The largest Network Night yet brought 80 students and 29 potential employers together to explore internship and job opportunities. More than 20 companies gathered on March 6, in the K-State Student Union, to mingle with students about internship and job opportunities.
With resumes and portfolios in hand, A.Q. Miller School students walked from table to table speaking with companies specializing in the journalism, advertising and public relations industries.
Even if a student was not ready to start an internship or job, some found it beneficial to get their names out to companies in hopes of gaining recognition when they began their job searches.
“I’m a first generation college student, so I kind of don’t want my college experience to go to waste. When great opportunities like this are presented, I just go with it and I knew there would be some great companies here to talk with,” Daniela Leon, sophomore in journalism and mass communications, said. “So even though I’m a sophomore, it’s a good experience to get to know what these companies are looking for.”
Knowing the right people could help someone land their dream job, and Lauren Meehan, junior in public relations and advertising, saw the Network Night as a step in that direction.

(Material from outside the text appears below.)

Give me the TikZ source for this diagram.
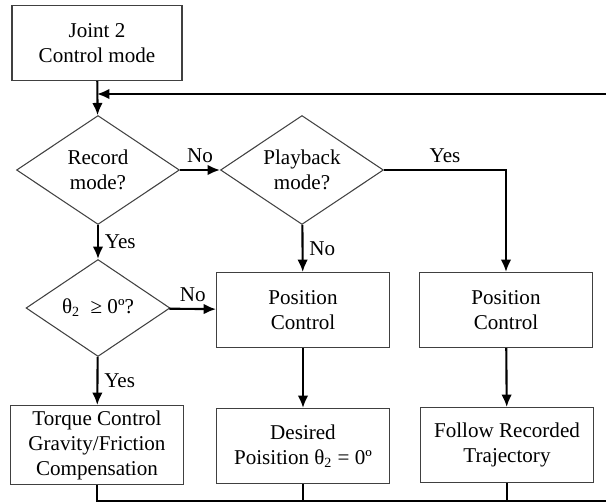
\documentclass[tikz,border=0pt]{standalone}
\usepackage{fontspec}
\setmainfont{Liberation Serif}
\newfontfamily\flowfont{Liberation Serif}
\usetikzlibrary{shapes.geometric, arrows.meta}

\begin{document}
\begin{tikzpicture}[x=0.02cm, y=-0.02cm, font=\flowfont\fontsize{12}{14.2}\selectfont,
    box/.style={draw=black!75, line width=0.6pt, minimum width=3.46cm, minimum height=1.5cm, inner sep=1pt, align=center},
    decision/.style={diamond, draw=black!75, line width=0.6pt, aspect=1.5, inner sep=0pt, align=center},
    link/.style={line width=1.2pt},
    flow/.style={link, ->, >={Latex[length=7pt, width=6pt]}}]
  \useasboundingbox (0,0) rectangle (606,504);
  \clip (0,0) rectangle (606,504);

  % Start box and the two mode checks
  \node[box, minimum width=3.4cm] (start) at (97,43) {Joint 2\\Control mode};
  \node[decision, minimum width=3.26cm, minimum height=2.18cm] (record) at (98,170) {Record\\mode?};
  \node[decision, minimum width=3.26cm, minimum height=2.18cm] (playback) at (302,170) {Playback\\mode?};
  \node[decision, minimum width=2.88cm, minimum height=1.94cm] (angle) at (98,308) {θ\textsubscript{2}\ \ ≥ 0º?};

  % Control boxes
  \node[box] (posA) at (303,310) {Position\\Control};
  \node[box] (posB) at (506,310) {Position\\Control};
  \node[box, minimum height=1.58cm] (torque) at (97,445) {Torque Control\\Gravity/Friction\\Compensation};
  \node[box] (desired) at (303,446) {Desired\\Poisition θ\textsubscript{2} = 0º};
  \node[box] (follow) at (507,445) {Follow Recorded\\Trajectory};

  % Loop back corners
  \coordinate (bot) at (640,501);
  \coordinate (top) at (640,94);

  \draw[flow] (start) -- (record);
  \draw[flow] (record) -- node[above] {No} (playback);
  \draw[flow] (record) -- node[right] {Yes} (angle);
  \draw[flow] (playback) -- node[right] {No} (posA);
  \draw[flow] (playback.east) -- node[above] {Yes} (playback.east -| posB) -- (posB);
  \draw[flow] (angle) -- node[above] {No} (posA);
  \draw[flow] (angle) -- node[right] {Yes} (torque);
  \draw[flow] (posA) -- (desired);
  \draw[flow] (posB) -- (follow);

  \draw[link] (desired.south) -- (desired.south |- bot);
  \draw[link] (follow.south) -- (follow.south |- bot);
  \draw[flow] (torque.south) -- (torque.south |- bot) -- (bot) -- (top) -- (start.south |- top);
\end{tikzpicture}
\end{document}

“Networking is the biggest thing with journalism,” Meehan said. “It’s all about who you know- that’s what’s going to get you a job. It was nice to have the companies put a face to the name and get them to remember me.”
The two-hour event was not only beneficial for students, but for the companies as well. For many, Network Night was where they would find potential employees. For others, it was a way to get the word out about their business.
Gloria Freeland, associate professor of journalism, director of the Huck Boyd National Center for Community Media, and event planner for Network Night, said companies were thrilled with the professionalism of the students they interacted with.
“This year’s Networking Night was quite successful. It included a wide variety of employers, all of whom were excited to be at K-State,” Freeland said. “Many of them mentioned how well-prepared and engaged our K-State JMC students were.”
Dale Hogg, managing editor for the Great Bend Tribune, enjoyed his first year being part of Network Night. Hogg said he was impressed with the quality of the conversations he had with students.
“I enjoy the caliber of the conversations I’ve had so far,” Hogg said. “This gives students a chance to meet face to face with media professionals and that’s something you don’t do that in the classroom.”
Most of the companies were located in Kansas. Even local businesses, like the Flint Hills Discovery Center, enjoyed networking at the event.
“It’s important for the Discovery Center to participate because we want the opportunity to engage with the students and hear what they’re interested in,” Pamela Kulokas, outreach coordinator for the Flint Hills Discovery Center, said.
The Discovery Center found student employees from Network Night, in previous years.
“Our current outreach intern, I met last year at this event,” Kulokas said. “It’s turned out to be successful partnership. The school of journalism consistently turns out really high quality student interns and we love working with them.”